**Problem Statement : Click here. **

I have approached at this formula for this question.

Assume C[n][r] = n!/(n-r)!*(r!)

**
ans = c[n][4] * c[m][1] * c[n+m-5][t-5];** <-- this is the formula i’ve got.

Please correct me, Where I’ve gone wrong?

**Problem Statement : Click here. **

I have approached at this formula for this question.

Assume C[n][r] = n!/(n-r)!*(r!)

**
ans = c[n][4] * c[m][1] * c[n+m-5][t-5];** <-- this is the formula i’ve got.

Please correct me, Where I’ve gone wrong?

Your formula will lead to repeated cases.

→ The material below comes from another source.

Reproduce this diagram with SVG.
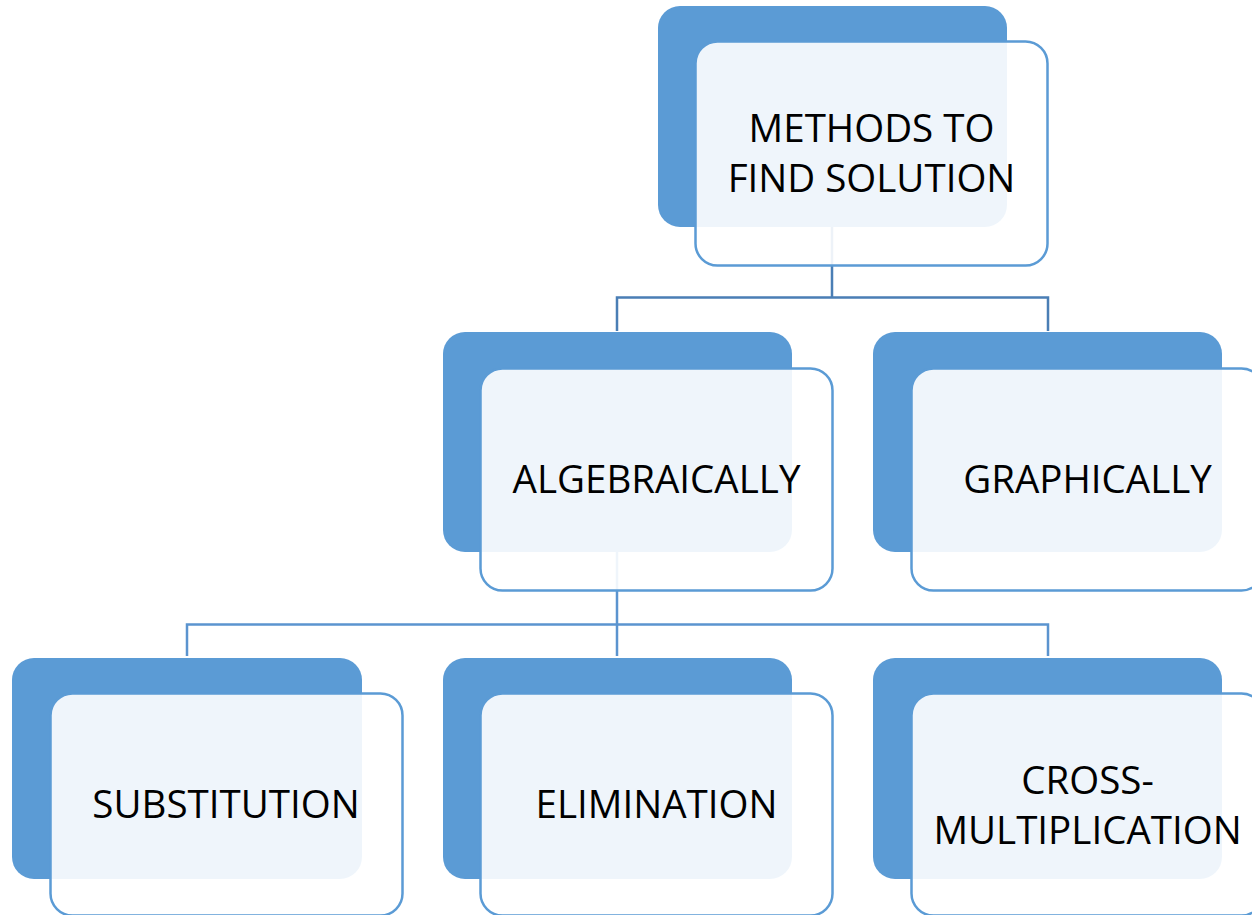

Example there are 4 boys and 3 girls and t = 6 then your answer is c[4][4] * c[3][1] * c[2][1] = 6 but answer is 3 because there are only 4 boys so each group needs to have all the boys plus 2 more girls for which there are C[3][2] ways = 3. What is happening is that once you fix certain girls/boys in the compulsory slot call them X and then you pick another set of boys/girls in the non compulsory slot, call them Y. Now it is possible that in some other group, you have already counted this group by including some of Y in the compulsory slots and some of X in the non compulsory slot.

Since t is small, I would suggest you go by the answer as -

ans = C[n][4] * C[m][t-4] + C[n][5] * C[m][t-5] + … C[n][t-1] * C[m][1]

Depending on n and m, there will be slight modifications in this, but you get the idea.